The Internal Revenue Code provides both tax credits and deductions that may be taken to reduce the federal income tax burden for students or those paying the costs of a student’s higher education. Briefly, credits directly reduce the amount of income tax owed, while deductions reduce the amount of taxable income upon which income taxes are computed. Per IRS regulation, WWU reports all tuition charges, financial aid, grant or scholarship payment information for students on the 1098T (see below).
Opt-in to receive only an electronic version of your student tax form (1098-T). Stop receiving the additional paper copy in the mail. Keep reading to learn more!
What is the benefit of receiving the 1098-T online vs. regular
- Online delivery provides 24/7 access to the Form 1098-T.
- Online delivery eliminates the chance that the Form 1098-T will get lost, misdirected or delayed during delivery, or misplaced once the student receives it.
- Students can receive their Form 1098-T even while traveling or away from their permanent home address.
How do I "Go Green" and consent to access my Form 1098-T online?

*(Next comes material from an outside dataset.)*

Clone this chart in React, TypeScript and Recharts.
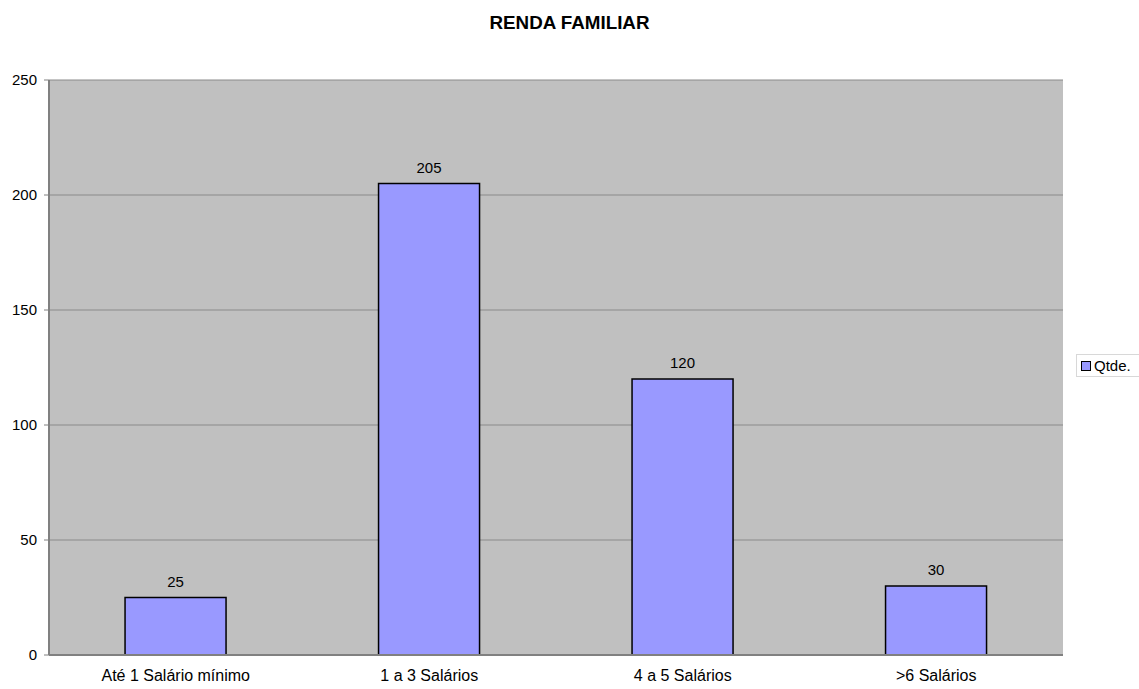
import React from "react";
import {
  BarChart,
  Bar,
  XAxis,
  YAxis,
  CartesianGrid,
  LabelList,
} from "recharts";

const categories = ["Até 1 Salário mínimo", "1 a 3 Salários", "4 a 5 Salários", ">6 Salários"];
const qtde = [25, 205, 120, 30];
const yTicks = [0, 50, 100, 150, 200, 250];
const seriesName = "Qtde.";

const data = categories.map((c, i) => ({ name: c, qtde: qtde[i] }));

const FONT = "'Liberation Sans', Arial, sans-serif";

export default function App() {
  return (
    <div style={{ position: "absolute", left: 0, top: 0, width: 1139, height: 689, background: "#fff", overflow: "hidden" }}>
      <div
        style={{
          position: "absolute",
          left: 0,
          top: 12,
          width: 1139,
          textAlign: "center",
          fontFamily: FONT,
          fontWeight: "bold",
          fontSize: 18.8,
          color: "#000",
        }}
      >
        RENDA FAMILIAR
      </div>
      <BarChart
        width={1139}
        height={689}
        data={data}
        margin={{ top: 80, right: 76, bottom: 0, left: 0 }}
        barCategoryGap="30%"
      >
        <CartesianGrid
          horizontal={true}
          vertical={false}
          fill="#c0c0c0"
          fillOpacity={1}
          stroke="#8a8a8a"
          strokeWidth={1}
        />
        <XAxis
          dataKey="name"
          height={34}
          axisLine={{ stroke: "#808080", strokeWidth: 2 }}
          tickLine={false}
          tickMargin={9}
          tick={{ fontFamily: FONT, fontSize: 16, fill: "#000" }}
          interval={0}
        />
        <XAxis xAxisId="top" orientation="top" dataKey="name" height={0} tick={false} tickLine={false} axisLine={{ stroke: "#808080", strokeWidth: 2 }} />
        <YAxis
          width={49}
          domain={[0, 250]}
          ticks={yTicks}
          interval={0}
          axisLine={{ stroke: "#808080", strokeWidth: 2 }}
          tickLine={{ stroke: "#808080" }}
          tickSize={5}
          tickMargin={7}
          tick={{ fontFamily: FONT, fontSize: 15, fill: "#000" }}
        />
        <YAxis yAxisId="right" orientation="right" width={0} domain={[0, 250]} tick={false} tickLine={false} axisLine={{ stroke: "#808080", strokeWidth: 2 }} />
        <Bar dataKey="qtde" name={seriesName} fill="#9999ff" stroke="#000" strokeWidth={1.5} isAnimationActive={false}>
          <LabelList
            dataKey="qtde"
            position="top"
            offset={11}
            style={{ fontFamily: FONT, fontSize: 15, fill: "#000" }}
          />
        </Bar>
      </BarChart>
      <div
        style={{
          position: "absolute",
          left: 1076,
          top: 354,
          width: 80,
          height: 23,
          boxSizing: "border-box",
          border: "1px solid #d8d8d8",
          background: "#fff",
          paddingLeft: 4,
          display: "flex",
          alignItems: "center",
          fontFamily: FONT,
          fontSize: 15,
          color: "#000",
        }}
      >
        <span
          style={{
            display: "inline-block",
            width: 8,
            height: 8,
            background: "#9999ff",
            border: "1px solid #000",
            marginRight: 3,
          }}
        />
        {seriesName}
      </div>
    </div>
  );
}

Students at Western Washington University have the option to GO GREEN and consent to receive their 2011 1098-T tax form electronically. If you have not consented to do so and would like to receive your 1098-T form electronically, please give your consent by:
- Logging into your myWestern
- Click on your Student Tab
- In the Web4U Student portlet, select WWU Student Account Online
- On the main page go to1098T block
- Select “Click here to accept electronic delivery option of 1098T only”
- Read consent, then continue, check the I agree box and submit.
Can I change my mind and receive a paper 1098-T form by mail
The online delivery only option is not permanent – students can change their minds and opt to receive the additional paper form at any time.
Why did I receive a 1098-T and what is it used for?
In January of each year, Western Washington University provides IRS Form 1098-T to all students who had qualified tuition and other related educational expenses billed to them during the previous calendar year. This form is informational only and should not be considered as tax opinion or advice. It serves to alert students that they may be eligible for federal income tax education credits. Receipt of Form 1098-T does not indicate eligibility for the tax credit. To determine the amount of qualified tuition and fees paid, and the amount of scholarships and grants received, a taxpayer should use their own financial records.
For questions on the amounts shown on Form 1098-T, contact the Student Business Office at 360-650-2865. Consult with your tax advisor for questions regarding eligibility requirements and calculation of any allowable education tax credit.
Did you send a copy of this form to the IRS?
Yes. Section 6050S of the Internal Revenue Code, as enacted by the Taxpayer Relief Act of 1997, requires institutions to file information returns to assist taxpayers and the Internal Revenue Service in determining eligibility for the Hope and Lifetime Learning education tax credits.
What educational expenses are reported as "qualified tuition and
related expenses" on the 1098-T?
What if I Lost my 1098T?
You do not need to file the 1098T form with your tax return. All you need is the information that the form contains.
You can get the information by logging into Web4U. Just check your WWU Student Account Online page and a link is provided in the 1098-T section.
Why isn't there an amount in box 1?
The IRS instructs institutions to report either payments received (Box 1) or amounts billed for qualified tuition and related expenses (Box 2) on the 1098-T. Once an institution has selected one of these options, they cannot change reporting methods between calendar years without IRS permission. WWU reports qualified tuition and related expenses that were billed during the tax year (Box 2) and scholarships and grants, therefore, Box 1 – Payments Received for Qualified Tuition and Related Expenses, will be blank.
American Opportunity Tax Credit
This new education tax credit is available for 2009 through 2012 (expanded from the formerly existing Hope credit).
Applies to the first four years of post-secondary education
Tax credit of up to $2,500 of the cost of qualified tuition and related expenses paid during the taxable year
Based on 100% of the first $2,000, plus 25% of the next $2,000 of tuition, fees, and course materials paid during the taxable year
Qualified tuition and related expenses has been expanded to include expenditures for “course materials”
Eligibility is limited to taxpayers with adjusted gross income of $90,000 or less ($180,000 or less for joint filers)
Lifetime Learning Credit
The Lifetime Learning Credit may be claimed for the qualified tuition and related expenses of the students in the taxpayer's family (i.e., the taxpayer, the taxpayer's spouse, or an eligible dependent) who are enrolled in eligible educational institutions. The credit may be up to $2,000 for undergraduate, graduate and continuing education coursework taken to acquire or improve job skills.